As One has inspired audience members to similar insights. The opera has earned critical raves from the New York Times, LA Times, San Francisco Classical Voice, Washington Post, Seattle Times and more. Though revolving around a single character’s gender transition, As One’s diary-like monologues use general emotional language that makes the story relevant to anyone going through significant life changes. Reed has seen its effect on audiences in previous productions.
“My favorite part of this whole process is seeing people are affected by this art,” she says. “This story about growing and changing is a very fundamental human story that so many people relate to. Some people relate to it on the plane of gender, sometimes they don’t, but we all go through that process.
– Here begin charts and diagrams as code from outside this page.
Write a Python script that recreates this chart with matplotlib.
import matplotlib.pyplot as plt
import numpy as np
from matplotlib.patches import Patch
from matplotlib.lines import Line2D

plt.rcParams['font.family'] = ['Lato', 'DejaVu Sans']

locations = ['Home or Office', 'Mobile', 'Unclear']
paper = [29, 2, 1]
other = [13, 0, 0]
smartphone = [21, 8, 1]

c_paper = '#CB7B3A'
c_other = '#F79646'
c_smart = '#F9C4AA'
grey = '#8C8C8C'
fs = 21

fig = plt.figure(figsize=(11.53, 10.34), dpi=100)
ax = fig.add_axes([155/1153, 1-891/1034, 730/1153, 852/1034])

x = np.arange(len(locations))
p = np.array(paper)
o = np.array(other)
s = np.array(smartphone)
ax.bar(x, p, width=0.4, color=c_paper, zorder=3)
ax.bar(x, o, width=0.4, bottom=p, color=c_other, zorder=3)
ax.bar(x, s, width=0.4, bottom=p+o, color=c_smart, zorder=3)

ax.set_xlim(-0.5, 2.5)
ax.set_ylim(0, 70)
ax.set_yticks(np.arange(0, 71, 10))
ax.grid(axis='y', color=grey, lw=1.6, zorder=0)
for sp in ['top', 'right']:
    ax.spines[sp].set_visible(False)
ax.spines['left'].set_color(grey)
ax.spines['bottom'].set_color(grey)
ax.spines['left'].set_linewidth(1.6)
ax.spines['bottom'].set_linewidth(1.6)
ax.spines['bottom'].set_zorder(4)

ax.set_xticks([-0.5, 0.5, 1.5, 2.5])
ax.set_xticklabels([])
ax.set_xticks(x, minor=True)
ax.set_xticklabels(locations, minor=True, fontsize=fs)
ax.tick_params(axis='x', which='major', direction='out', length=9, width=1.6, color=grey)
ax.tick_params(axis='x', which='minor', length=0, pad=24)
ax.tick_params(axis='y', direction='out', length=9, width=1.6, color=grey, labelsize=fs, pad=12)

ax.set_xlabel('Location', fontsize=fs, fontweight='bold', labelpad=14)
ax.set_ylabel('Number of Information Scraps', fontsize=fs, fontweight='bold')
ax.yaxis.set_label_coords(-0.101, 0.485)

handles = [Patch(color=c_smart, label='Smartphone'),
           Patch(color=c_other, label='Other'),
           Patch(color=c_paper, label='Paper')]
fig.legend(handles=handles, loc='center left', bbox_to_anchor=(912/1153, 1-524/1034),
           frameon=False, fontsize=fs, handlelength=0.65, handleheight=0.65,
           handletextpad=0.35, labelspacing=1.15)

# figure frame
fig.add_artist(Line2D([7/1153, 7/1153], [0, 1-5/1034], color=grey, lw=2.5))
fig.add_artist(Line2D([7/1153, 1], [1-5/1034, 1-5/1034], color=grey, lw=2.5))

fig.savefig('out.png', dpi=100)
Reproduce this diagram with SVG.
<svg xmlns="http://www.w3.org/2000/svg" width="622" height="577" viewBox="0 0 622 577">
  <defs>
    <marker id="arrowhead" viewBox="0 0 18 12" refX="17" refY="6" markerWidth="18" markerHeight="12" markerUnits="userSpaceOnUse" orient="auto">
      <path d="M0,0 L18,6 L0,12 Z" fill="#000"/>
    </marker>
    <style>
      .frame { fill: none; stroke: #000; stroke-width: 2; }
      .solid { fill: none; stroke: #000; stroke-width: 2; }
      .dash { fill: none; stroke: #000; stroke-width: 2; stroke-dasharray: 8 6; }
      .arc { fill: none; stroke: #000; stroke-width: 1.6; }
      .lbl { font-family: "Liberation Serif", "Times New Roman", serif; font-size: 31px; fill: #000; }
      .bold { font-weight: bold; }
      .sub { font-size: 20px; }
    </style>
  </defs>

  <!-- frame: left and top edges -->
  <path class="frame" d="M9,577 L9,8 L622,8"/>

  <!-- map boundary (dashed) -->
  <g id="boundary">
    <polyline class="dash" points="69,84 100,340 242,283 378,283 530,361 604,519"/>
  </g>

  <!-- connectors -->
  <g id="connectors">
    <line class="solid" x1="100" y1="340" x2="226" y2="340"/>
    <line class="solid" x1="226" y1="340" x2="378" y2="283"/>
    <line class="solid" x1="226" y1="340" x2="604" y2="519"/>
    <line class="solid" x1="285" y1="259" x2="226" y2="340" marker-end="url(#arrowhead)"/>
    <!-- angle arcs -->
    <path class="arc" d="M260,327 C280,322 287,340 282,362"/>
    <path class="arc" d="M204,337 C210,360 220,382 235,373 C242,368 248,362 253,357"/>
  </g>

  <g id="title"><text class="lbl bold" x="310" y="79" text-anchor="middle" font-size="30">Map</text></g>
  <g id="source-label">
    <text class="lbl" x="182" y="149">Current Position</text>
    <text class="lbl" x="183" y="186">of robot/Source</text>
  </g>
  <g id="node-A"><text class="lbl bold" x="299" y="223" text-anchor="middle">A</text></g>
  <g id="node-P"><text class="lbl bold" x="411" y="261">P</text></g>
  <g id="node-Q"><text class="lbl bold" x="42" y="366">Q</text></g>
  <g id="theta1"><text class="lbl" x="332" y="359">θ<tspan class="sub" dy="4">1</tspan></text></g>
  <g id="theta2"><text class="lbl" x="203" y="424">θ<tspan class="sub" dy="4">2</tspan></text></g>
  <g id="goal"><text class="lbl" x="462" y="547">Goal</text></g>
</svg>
In the processing of As One, hopefully what happens is that audiences replicate the transformation that Hannah undergoes. To watch that happen, to see it in people’s eyes after they experience it is a tremendous joy. That’s why we all made the piece.”
Reed’s transitions continue as she moves into other roles — as producer, writer, director, librettist — in productions with Houston Grand Opera, Brooklyn Academy of Music, and San Francisco Opera, and Santa Fe Opera. Her next project with Kaminsky, with San Francisco’s Opera Parallele, has a title that seems perfect for Portland. Today It Rains, inspired by the colorful life of artist Georgia O’Keeffe, opened in San Francisco this month.
Maybe one day, some kid growing up outside of America’s major metropolitan communities will hear one of Reed’s operas on the radio, and another life will be transformed.